● WRITTEN REQUEST
For this exercise, output only the lines between the "Generate a Python" line and the "t = np.round(np.arange(0, 7.0001, 0.05), 2)" line, both of them included, and skip all pictures.

---

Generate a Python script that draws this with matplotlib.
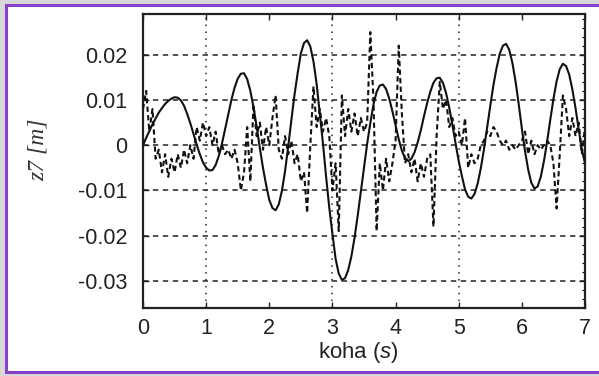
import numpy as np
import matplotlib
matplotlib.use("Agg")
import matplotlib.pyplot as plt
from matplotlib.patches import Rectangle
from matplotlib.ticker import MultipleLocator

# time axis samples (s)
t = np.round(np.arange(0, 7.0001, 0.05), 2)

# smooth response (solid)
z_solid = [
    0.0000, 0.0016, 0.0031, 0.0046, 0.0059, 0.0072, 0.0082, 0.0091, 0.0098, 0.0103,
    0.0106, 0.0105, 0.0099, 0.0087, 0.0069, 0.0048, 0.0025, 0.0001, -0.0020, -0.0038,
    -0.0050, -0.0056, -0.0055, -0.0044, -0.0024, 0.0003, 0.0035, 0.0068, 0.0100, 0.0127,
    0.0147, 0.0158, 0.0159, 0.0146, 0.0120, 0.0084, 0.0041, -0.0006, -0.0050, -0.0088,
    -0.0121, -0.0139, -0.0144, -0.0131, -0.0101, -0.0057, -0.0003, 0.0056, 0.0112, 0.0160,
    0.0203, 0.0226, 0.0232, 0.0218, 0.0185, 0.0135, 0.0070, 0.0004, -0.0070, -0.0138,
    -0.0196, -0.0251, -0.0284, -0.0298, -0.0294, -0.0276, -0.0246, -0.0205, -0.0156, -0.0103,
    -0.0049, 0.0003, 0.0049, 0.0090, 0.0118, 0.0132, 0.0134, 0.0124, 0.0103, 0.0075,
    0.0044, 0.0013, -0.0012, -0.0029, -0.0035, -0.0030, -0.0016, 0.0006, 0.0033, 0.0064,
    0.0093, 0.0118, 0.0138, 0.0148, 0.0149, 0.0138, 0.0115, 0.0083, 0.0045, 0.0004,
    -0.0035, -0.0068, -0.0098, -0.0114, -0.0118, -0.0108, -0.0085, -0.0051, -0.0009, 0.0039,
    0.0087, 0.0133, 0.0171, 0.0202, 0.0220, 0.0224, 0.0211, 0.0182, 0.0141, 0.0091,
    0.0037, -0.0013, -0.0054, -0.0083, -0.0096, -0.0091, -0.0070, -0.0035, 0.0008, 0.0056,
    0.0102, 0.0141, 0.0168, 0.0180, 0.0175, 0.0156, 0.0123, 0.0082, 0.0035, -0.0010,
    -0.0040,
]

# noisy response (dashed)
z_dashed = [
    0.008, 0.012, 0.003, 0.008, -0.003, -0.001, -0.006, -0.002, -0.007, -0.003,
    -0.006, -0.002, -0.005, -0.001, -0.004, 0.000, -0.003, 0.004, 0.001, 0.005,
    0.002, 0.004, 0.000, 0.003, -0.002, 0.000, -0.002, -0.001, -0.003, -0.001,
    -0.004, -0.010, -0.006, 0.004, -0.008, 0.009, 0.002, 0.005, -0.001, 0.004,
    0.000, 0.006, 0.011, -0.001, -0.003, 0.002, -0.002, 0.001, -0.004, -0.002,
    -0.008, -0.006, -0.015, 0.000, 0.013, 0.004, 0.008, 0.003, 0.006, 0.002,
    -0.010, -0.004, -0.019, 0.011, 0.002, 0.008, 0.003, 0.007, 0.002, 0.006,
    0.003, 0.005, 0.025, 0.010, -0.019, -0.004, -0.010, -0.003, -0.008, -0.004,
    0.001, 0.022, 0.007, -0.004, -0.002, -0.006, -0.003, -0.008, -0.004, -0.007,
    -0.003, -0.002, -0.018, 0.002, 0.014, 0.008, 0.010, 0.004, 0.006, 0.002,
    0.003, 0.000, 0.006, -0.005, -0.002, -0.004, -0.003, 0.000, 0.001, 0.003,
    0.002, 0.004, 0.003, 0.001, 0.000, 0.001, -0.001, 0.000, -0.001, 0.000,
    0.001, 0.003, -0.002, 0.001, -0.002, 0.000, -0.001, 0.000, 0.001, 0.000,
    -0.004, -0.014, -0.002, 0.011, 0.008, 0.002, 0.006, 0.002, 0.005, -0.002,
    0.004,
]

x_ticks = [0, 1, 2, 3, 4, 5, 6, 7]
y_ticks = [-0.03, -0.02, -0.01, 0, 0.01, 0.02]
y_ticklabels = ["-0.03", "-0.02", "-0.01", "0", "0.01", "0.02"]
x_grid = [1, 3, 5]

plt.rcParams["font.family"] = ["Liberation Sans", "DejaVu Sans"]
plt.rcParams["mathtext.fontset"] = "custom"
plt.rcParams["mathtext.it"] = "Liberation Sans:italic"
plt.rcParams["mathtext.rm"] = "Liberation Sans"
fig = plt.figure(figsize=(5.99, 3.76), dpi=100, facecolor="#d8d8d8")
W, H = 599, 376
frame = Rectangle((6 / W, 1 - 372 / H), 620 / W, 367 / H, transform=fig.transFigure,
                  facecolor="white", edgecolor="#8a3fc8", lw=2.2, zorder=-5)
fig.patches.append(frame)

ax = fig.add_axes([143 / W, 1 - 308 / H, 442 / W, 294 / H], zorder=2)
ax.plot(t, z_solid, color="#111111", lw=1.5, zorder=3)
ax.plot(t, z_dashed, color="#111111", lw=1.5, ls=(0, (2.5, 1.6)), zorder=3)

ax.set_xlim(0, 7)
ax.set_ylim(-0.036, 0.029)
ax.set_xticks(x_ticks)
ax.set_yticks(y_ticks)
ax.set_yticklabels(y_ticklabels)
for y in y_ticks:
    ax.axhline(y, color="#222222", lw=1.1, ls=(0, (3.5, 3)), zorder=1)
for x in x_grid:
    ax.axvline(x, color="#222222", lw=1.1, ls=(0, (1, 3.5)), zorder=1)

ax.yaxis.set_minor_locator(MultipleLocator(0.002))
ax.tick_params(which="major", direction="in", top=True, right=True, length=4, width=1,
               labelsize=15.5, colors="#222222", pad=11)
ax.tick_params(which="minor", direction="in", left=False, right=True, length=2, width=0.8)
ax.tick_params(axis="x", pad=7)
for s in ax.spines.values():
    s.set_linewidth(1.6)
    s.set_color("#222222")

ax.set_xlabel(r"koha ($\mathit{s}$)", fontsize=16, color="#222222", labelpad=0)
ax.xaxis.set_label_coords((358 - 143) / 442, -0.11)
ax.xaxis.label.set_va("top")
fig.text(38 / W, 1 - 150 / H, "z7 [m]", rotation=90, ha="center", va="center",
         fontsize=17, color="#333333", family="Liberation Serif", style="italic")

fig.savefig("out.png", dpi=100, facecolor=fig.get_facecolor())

---

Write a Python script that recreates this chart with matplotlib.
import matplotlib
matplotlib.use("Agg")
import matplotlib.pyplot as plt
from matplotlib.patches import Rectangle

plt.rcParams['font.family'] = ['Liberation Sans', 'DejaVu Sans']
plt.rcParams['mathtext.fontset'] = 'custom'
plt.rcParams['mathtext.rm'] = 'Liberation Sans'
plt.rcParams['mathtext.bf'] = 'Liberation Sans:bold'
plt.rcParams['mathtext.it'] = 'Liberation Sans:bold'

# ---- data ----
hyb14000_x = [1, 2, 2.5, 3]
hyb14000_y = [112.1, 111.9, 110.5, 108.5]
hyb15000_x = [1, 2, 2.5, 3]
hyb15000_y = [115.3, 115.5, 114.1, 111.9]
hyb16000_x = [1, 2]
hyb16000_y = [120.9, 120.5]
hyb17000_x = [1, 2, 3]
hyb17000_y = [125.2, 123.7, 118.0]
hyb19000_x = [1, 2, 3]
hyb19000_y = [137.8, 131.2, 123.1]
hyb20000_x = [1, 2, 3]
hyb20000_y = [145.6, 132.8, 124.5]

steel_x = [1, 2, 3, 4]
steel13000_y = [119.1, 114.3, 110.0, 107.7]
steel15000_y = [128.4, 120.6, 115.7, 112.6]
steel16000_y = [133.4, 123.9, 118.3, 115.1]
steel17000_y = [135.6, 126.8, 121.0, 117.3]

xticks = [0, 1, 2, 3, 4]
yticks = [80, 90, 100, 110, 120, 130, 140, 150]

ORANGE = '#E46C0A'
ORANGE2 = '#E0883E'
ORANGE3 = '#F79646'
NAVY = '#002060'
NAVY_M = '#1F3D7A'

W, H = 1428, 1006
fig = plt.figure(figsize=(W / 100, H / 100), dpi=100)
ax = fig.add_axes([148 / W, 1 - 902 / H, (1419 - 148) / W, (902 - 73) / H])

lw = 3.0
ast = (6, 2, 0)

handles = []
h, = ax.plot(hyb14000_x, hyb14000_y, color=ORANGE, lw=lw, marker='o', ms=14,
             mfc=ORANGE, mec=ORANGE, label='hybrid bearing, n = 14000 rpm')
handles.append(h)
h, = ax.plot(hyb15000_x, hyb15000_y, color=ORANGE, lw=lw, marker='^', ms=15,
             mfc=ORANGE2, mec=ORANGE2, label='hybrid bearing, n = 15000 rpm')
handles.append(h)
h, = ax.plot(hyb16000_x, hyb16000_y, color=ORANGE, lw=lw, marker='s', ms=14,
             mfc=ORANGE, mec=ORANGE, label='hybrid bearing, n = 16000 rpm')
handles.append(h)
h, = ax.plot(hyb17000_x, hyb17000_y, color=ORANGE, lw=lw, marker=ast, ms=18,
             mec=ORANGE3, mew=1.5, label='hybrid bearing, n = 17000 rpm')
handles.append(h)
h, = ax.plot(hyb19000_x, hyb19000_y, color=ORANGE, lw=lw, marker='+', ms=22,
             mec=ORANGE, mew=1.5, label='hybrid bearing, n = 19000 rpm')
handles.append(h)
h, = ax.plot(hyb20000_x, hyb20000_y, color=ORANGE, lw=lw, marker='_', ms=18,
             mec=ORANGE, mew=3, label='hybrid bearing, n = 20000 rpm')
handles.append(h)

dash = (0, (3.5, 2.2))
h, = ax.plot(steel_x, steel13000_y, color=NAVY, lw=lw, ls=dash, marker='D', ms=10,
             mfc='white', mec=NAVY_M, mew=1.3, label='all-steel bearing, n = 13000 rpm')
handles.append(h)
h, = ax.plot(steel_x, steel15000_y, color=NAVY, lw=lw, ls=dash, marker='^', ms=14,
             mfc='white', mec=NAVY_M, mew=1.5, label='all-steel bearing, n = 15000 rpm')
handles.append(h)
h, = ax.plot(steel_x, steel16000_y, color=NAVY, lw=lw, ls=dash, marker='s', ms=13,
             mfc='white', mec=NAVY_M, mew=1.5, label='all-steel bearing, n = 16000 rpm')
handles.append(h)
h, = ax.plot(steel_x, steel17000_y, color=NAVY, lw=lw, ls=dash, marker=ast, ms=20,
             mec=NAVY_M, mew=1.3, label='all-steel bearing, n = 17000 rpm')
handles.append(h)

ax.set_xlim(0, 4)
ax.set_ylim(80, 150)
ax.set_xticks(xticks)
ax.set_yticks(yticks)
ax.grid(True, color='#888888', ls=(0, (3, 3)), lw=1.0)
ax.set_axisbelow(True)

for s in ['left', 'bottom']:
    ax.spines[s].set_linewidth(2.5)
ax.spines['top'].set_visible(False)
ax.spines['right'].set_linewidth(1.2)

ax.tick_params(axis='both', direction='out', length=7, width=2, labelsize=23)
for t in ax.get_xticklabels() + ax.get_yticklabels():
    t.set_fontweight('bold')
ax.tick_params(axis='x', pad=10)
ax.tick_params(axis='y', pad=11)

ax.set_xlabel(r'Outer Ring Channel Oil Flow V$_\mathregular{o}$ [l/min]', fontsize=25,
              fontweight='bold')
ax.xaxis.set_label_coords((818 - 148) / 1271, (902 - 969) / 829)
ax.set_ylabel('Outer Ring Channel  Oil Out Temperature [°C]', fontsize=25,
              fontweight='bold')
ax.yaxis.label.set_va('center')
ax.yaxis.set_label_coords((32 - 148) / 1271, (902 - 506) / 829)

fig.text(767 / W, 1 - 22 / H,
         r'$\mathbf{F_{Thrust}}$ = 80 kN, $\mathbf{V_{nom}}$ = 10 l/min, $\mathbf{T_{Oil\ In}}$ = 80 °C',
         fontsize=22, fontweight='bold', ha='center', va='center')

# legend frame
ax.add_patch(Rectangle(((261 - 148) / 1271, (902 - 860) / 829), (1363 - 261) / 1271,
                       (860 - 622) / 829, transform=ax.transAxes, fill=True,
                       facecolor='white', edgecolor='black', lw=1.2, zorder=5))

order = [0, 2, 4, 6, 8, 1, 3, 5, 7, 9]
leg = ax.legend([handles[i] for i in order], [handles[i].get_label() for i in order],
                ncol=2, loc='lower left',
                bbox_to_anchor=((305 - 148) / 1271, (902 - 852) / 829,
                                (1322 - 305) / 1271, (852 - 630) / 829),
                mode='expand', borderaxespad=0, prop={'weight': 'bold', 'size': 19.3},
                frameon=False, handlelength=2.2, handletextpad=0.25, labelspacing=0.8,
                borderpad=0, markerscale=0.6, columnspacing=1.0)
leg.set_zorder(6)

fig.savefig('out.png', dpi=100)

---

● TASK RESULT
Generate a Python script that draws this with matplotlib.
import numpy as np
import matplotlib
matplotlib.use("Agg")
import matplotlib.pyplot as plt
from matplotlib.patches import Rectangle
from matplotlib.ticker import MultipleLocator

# time axis samples (s)
t = np.round(np.arange(0, 7.0001, 0.05), 2)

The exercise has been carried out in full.